Each game can be played by up to four players, sometimes in teams depending upon the nature of the event. If fewer than four people are playing, the computer will take over the vacant slots. Players are recognisable by their colour and the avatar they've selected, making it quite easy (usually) to keep track of your character during play.
While not officially designated as such, the games themselves tend to fall into one of several types: Sports (squash, basketball, etc.), Fitness (weight lifting, dieting, and so forth), Brain Training (selecting ascending numbers, guiding balls into receptacles, etc.) and American Gladiator-like competitive events (mine cart racing, being fired upon as you cross a bridge, and so forth).
The variety included, however, is something of a double-edged sword. On the one hand, it more or less assures that everybody in the room will have at least some number of events that they enjoy. On the other hand, if you only enjoy one type of event, you might feel that all of the others go to waste. Fortunately, you can organise a schedule of events before the competition begins, which will allow the players to avoid any games that they don't particularly enjoy without having to return to the menu.
After each event that you've scheduled, the game will tally the points and you'll see how you rank against the other players both for that event specifically and in general. No bonus points or other equalising factors come into play throughout or during the final scoring; what you've earned is what you get, so make sure you do well in these events! Following the last game, you'll be treated to a short (skippable) ceremony for the first, second and third place winners. (Sorry, Lasty!)

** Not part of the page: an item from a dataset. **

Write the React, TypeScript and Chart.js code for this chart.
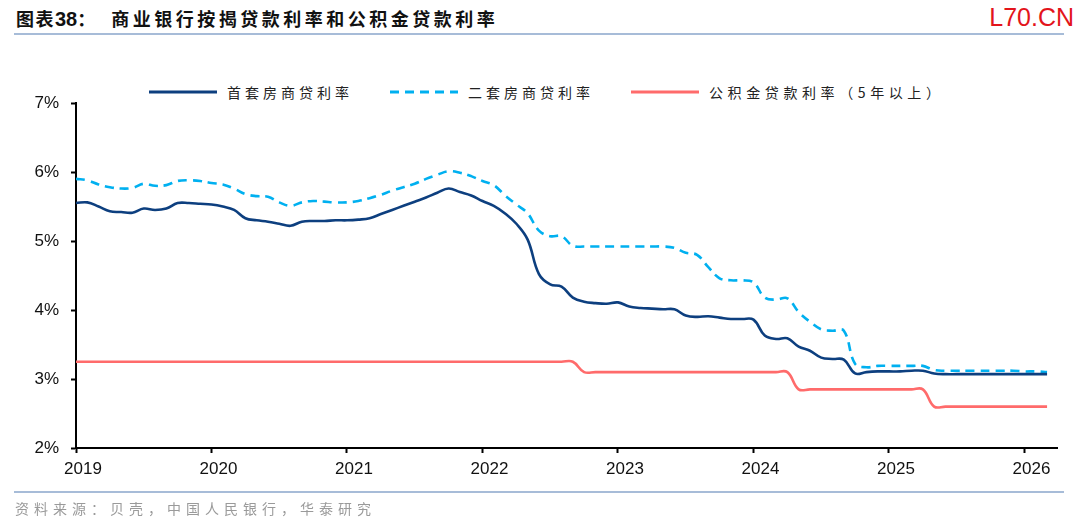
import React, { useEffect, useRef } from "react";
import { Chart, registerables } from "chart.js";

Chart.register(...registerables);

// Monthly observation labels (Jan 2019 – Mar 2026)
const MONTHS: string[] = [
  "2019-01","2019-02","2019-03","2019-04","2019-05","2019-06","2019-07","2019-08","2019-09","2019-10","2019-11","2019-12",
  "2020-01","2020-02","2020-03","2020-04","2020-05","2020-06","2020-07","2020-08","2020-09","2020-10","2020-11","2020-12",
  "2021-01","2021-02","2021-03","2021-04","2021-05","2021-06","2021-07","2021-08","2021-09","2021-10","2021-11","2021-12",
  "2022-01","2022-02","2022-03","2022-04","2022-05","2022-06","2022-07","2022-08","2022-09","2022-10","2022-11","2022-12",
  "2023-01","2023-02","2023-03","2023-04","2023-05","2023-06","2023-07","2023-08","2023-09","2023-10","2023-11","2023-12",
  "2024-01","2024-02","2024-03","2024-04","2024-05","2024-06","2024-07","2024-08","2024-09","2024-10","2024-11","2024-12",
  "2025-01","2025-02","2025-03","2025-04","2025-05","2025-06","2025-07","2025-08","2025-09","2025-10","2025-11","2025-12",
  "2026-01","2026-02","2026-03",
];

// 首套房商贷利率 (%)
const FIRST_HOME: number[] = [
  5.55,5.56,5.50,5.43,5.42,5.41,5.47,5.45,5.47,5.55,5.55,5.54,
  5.53,5.50,5.45,5.33,5.30,5.28,5.25,5.22,5.28,5.29,5.29,5.30,
  5.30,5.31,5.33,5.39,5.45,5.51,5.57,5.63,5.70,5.76,5.71,5.66,
  5.58,5.51,5.40,5.25,5.02,4.52,4.37,4.34,4.18,4.12,4.10,4.09,
  4.11,4.05,4.03,4.02,4.01,4.01,3.92,3.90,3.91,3.89,3.87,3.87,
  3.86,3.63,3.58,3.59,3.47,3.41,3.31,3.29,3.28,3.08,3.10,3.11,
  3.11,3.11,3.12,3.12,3.08,3.07,3.07,3.07,3.07,3.07,3.07,3.07,
  3.07,3.07,3.07,
];

// 二套房商贷利率 (%)
const SECOND_HOME: number[] = [
  5.90,5.88,5.82,5.78,5.76,5.77,5.83,5.80,5.81,5.87,5.88,5.87,
  5.84,5.82,5.76,5.68,5.65,5.64,5.56,5.51,5.56,5.58,5.57,5.56,
  5.56,5.58,5.62,5.67,5.73,5.78,5.83,5.90,5.96,6.01,5.99,5.94,
  5.87,5.81,5.66,5.53,5.40,5.15,5.07,5.07,4.93,4.92,4.92,4.92,
  4.92,4.92,4.92,4.92,4.92,4.90,4.83,4.80,4.62,4.46,4.43,4.43,
  4.40,4.18,4.15,4.17,3.97,3.83,3.72,3.70,3.70,3.22,3.17,3.19,
  3.19,3.19,3.19,3.19,3.13,3.12,3.12,3.12,3.12,3.12,3.12,3.12,
  3.11,3.11,3.10,
];

// 公积金贷款利率（5年以上） (%)
const PROVIDENT: number[] = [
  3.25,3.25,3.25,3.25,3.25,3.25,3.25,3.25,3.25,3.25,3.25,3.25,
  3.25,3.25,3.25,3.25,3.25,3.25,3.25,3.25,3.25,3.25,3.25,3.25,
  3.25,3.25,3.25,3.25,3.25,3.25,3.25,3.25,3.25,3.25,3.25,3.25,
  3.25,3.25,3.25,3.25,3.25,3.25,3.25,3.25,3.25,3.10,3.10,3.10,
  3.10,3.10,3.10,3.10,3.10,3.10,3.10,3.10,3.10,3.10,3.10,3.10,
  3.10,3.10,3.10,3.10,2.85,2.85,2.85,2.85,2.85,2.85,2.85,2.85,
  2.85,2.85,2.85,2.85,2.60,2.60,2.60,2.60,2.60,2.60,2.60,2.60,
  2.60,2.60,2.60,
];

const SERIES_NAMES = ["首套房商贷利率", "二套房商贷利率", "公积金贷款利率（5年以上）"];
const YEAR_TICKS = [2019, 2020, 2021, 2022, 2023, 2024, 2025, 2026];
const Y_TICKS = [2, 3, 4, 5, 6, 7];
const X_MIN = 2019;
const X_MAX = 2026.24;

const COLORS = ["#0d3f7f", "#00b0f0", "#ff6b6b"];

function toX(m: string): number {
  const [y, mo] = m.split("-").map(Number);
  return y + (mo - 1) / 12;
}

function pts(values: number[]) {
  return values.map((v, i) => ({ x: toX(MONTHS[i]), y: v }));
}

const LegendItem: React.FC<{ color: string; dashed?: boolean; label: string; left: number; spacing?: number }> = ({
  color,
  dashed,
  label,
  left,
  spacing,
}) => (
  <div style={{ position: "absolute", left, top: 82, height: 20, display: "flex", alignItems: "center" }}>
    <svg width={70} height={6} style={{ display: "block" }}>
      <line
        x1={0}
        y1={3}
        x2={68}
        y2={3}
        stroke={color}
        strokeWidth={3}
        strokeDasharray={dashed ? "9 6" : undefined}
      />
    </svg>
    <span
      style={{
        marginLeft: 8,
        fontSize: 14,
        letterSpacing: spacing ?? 4,
        color: "#222",
        fontFamily: '"Noto Sans CJK SC", sans-serif',
        whiteSpace: "nowrap",
        lineHeight: "20px",
      }}
    >
      {label}
    </span>
  </div>
);

export default function App() {
  const canvasRef = useRef<HTMLCanvasElement | null>(null);

  useEffect(() => {
    const canvas = canvasRef.current;
    if (!canvas) return;
    const chart = new Chart(canvas, {
      type: "line",
      data: {
        datasets: [
          {
            label: SERIES_NAMES[0],
            data: pts(FIRST_HOME),
            borderColor: COLORS[0],
            borderWidth: 2.6,
            pointRadius: 0,
            tension: 0.4,
            fill: false,
          },
          {
            label: SERIES_NAMES[1],
            data: pts(SECOND_HOME),
            borderColor: COLORS[1],
            borderWidth: 2.6,
            borderDash: [9, 6],
            pointRadius: 0,
            tension: 0.4,
            fill: false,
          },
          {
            label: SERIES_NAMES[2],
            data: pts(PROVIDENT),
            borderColor: COLORS[2],
            borderWidth: 2.6,
            pointRadius: 0,
            tension: 0.4,
            fill: false,
          },
        ],
      },
      options: {
        animation: false,
        responsive: false,
        maintainAspectRatio: false,
        devicePixelRatio: 1,
        layout: { padding: { left: 0, top: 103, right: 23, bottom: 0 } },
        plugins: {
          legend: { display: false },
          tooltip: { enabled: false },
          title: { display: false },
        },
        scales: {
          x: {
            type: "linear",
            min: X_MIN,
            max: X_MAX,
            afterFit: (s: any) => {
              s.height = 525 - 448;
            },
            afterBuildTicks: (s: any) => {
              s.ticks = YEAR_TICKS.map((v) => ({ value: v }));
            },
            ticks: {
              includeBounds: false,
              stepSize: 1,
              autoSkip: false,
              maxRotation: 0,
              labelOffset: 7,
              padding: 6,
              color: "#111",
              font: { family: '"Liberation Sans", Arial, sans-serif', size: 17 },
              callback: (v: any) => String(v),
            },
            grid: {
              drawOnChartArea: false,
              drawTicks: true,
              tickLength: 5,
              tickWidth: 2,
              tickColor: "#000",
            },
            border: { display: true, color: "#000", width: 2 },
          },
          y: {
            type: "linear",
            min: 2,
            max: 7,
            afterFit: (s: any) => {
              s.width = 76;
            },
            afterBuildTicks: (s: any) => {
              s.ticks = Y_TICKS.map((v) => ({ value: v }));
            },
            ticks: {
              stepSize: 1,
              padding: 12,
              color: "#111",
              font: { family: '"Liberation Sans", Arial, sans-serif', size: 17 },
              callback: (v: any) => v + "%",
            },
            grid: {
              drawOnChartArea: false,
              drawTicks: true,
              tickLength: 5,
              tickWidth: 2,
              tickColor: "#000",
            },
            border: { display: true, color: "#000", width: 2 },
          },
        },
      },
    });
    return () => chart.destroy();
  }, []);

  return (
    <div
      style={{
        position: "fixed",
        left: 0,
        top: 0,
        width: 1080,
        height: 525,
        background: "#fff",
        overflow: "hidden",
      }}
    >
      <div
        style={{
          position: "absolute",
          left: 16,
          top: 5,
          fontSize: 18,
          fontWeight: 700,
          letterSpacing: 3.5,
          color: "#111",
          fontFamily: '"Noto Sans CJK SC", sans-serif',
          lineHeight: "26px",
          whiteSpace: "nowrap",
        }}
      >
        <span style={{ letterSpacing: 1.5 }}>图表</span>
        <span style={{ fontFamily: '"Liberation Sans", Arial, sans-serif', letterSpacing: 0, fontSize: 20 }}>38</span>
        <span style={{ letterSpacing: 0 }}>：</span>
        <span style={{ marginLeft: 16 }}>商业银行按揭贷款利率和公积金贷款利率</span>
      </div>
      <div
        style={{
          position: "absolute",
          right: 6,
          top: 3,
          fontSize: 25,
          color: "#e3141b",
          fontFamily: '"Liberation Sans", Arial, sans-serif',
          lineHeight: "28px",
        }}
      >
        L70.CN
      </div>
      <div style={{ position: "absolute", left: 14, top: 33, width: 1050, height: 2, background: "#a7bcd8" }} />

      <LegendItem color={COLORS[0]} label={SERIES_NAMES[0]} left={149} />
      <LegendItem color={COLORS[1]} dashed label={SERIES_NAMES[1]} left={390} />
      <LegendItem color={COLORS[2]} label={SERIES_NAMES[2]} left={631} spacing={4.6} />

      <canvas
        ref={canvasRef}
        width={1080}
        height={525}
        style={{ position: "absolute", left: 0, top: 0, width: 1080, height: 525 }}
      />

      <div style={{ position: "absolute", left: 14, top: 491, width: 1050, height: 2, background: "#a7bcd8" }} />
      <div
        style={{
          position: "absolute",
          left: 15,
          top: 498,
          fontSize: 14,
          letterSpacing: 5,
          color: "#9a9a9a",
          fontFamily: '"Noto Sans CJK SC", sans-serif',
          lineHeight: "20px",
          whiteSpace: "nowrap",
        }}
      >
        资料来源：贝壳，中国人民银行，华泰研究
      </div>
    </div>
  );
}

There's no larger overworld or game board from which events are selected, meaning that the mini-games are not only the main attraction – they're the only attraction. But fortunately, while this may feel a bit simplistic, it does not feel slight, as it's clear that the effort was well spent on what's there.
Most of the events control quite well. There are a few exceptions (Dodgeball seems particularly fickle, and Red Light Green Light is the stuff of mini-game nightmares), but on the whole, the controls react about as well as one can legitimately hope. Some of the games opt for a cheap waggle where a button-press would better serve the experience, and you'll sometimes find yourself using the D-pad to guide crosshairs that really should be IR-controlled, but aside from these periodically baffling choices, it's a fun and tight experience once you know what to do.
Unfortunately, very few of the games are intuitive enough to let you dive right in. You may know how to play paintball, for example, but you don't know how this game wants you to play paintball, and even though similar actions appear in many games (moving, throwing, firing) they are almost never controlled the same way twice. This means that you and your friends will spend a lot of time reading on-screen instructions and viewing tutorials. These are optional, which is certainly a good thing, but we wish you the best of luck trying to figure out how to play these games without them.
Visually, the game is nothing much to speak of. In many events the screen will split into four equal boxes that seem a bit cluttered, but with the exception of Squash (in which each of the four boxes is further subdivided into another four boxes!) the action never becomes overwhelming. The music, as well, is unremarkable, but it's pleasant enough and never becomes an annoyance.
Though flawed, Fitness Fun is still more rewarding than many other party games on offer. It may not be the pinnacle of the genre, but it manages to stand out from the crowd by virtue of its tight controls, welcoming flexibility and varied gameplay. The presentation might look a little cheap, but most of the games are both fun and addictive. It's unlikely that the waggling will make you particularly "fit," but the "fun" in the title is one word with which we certainly can't argue.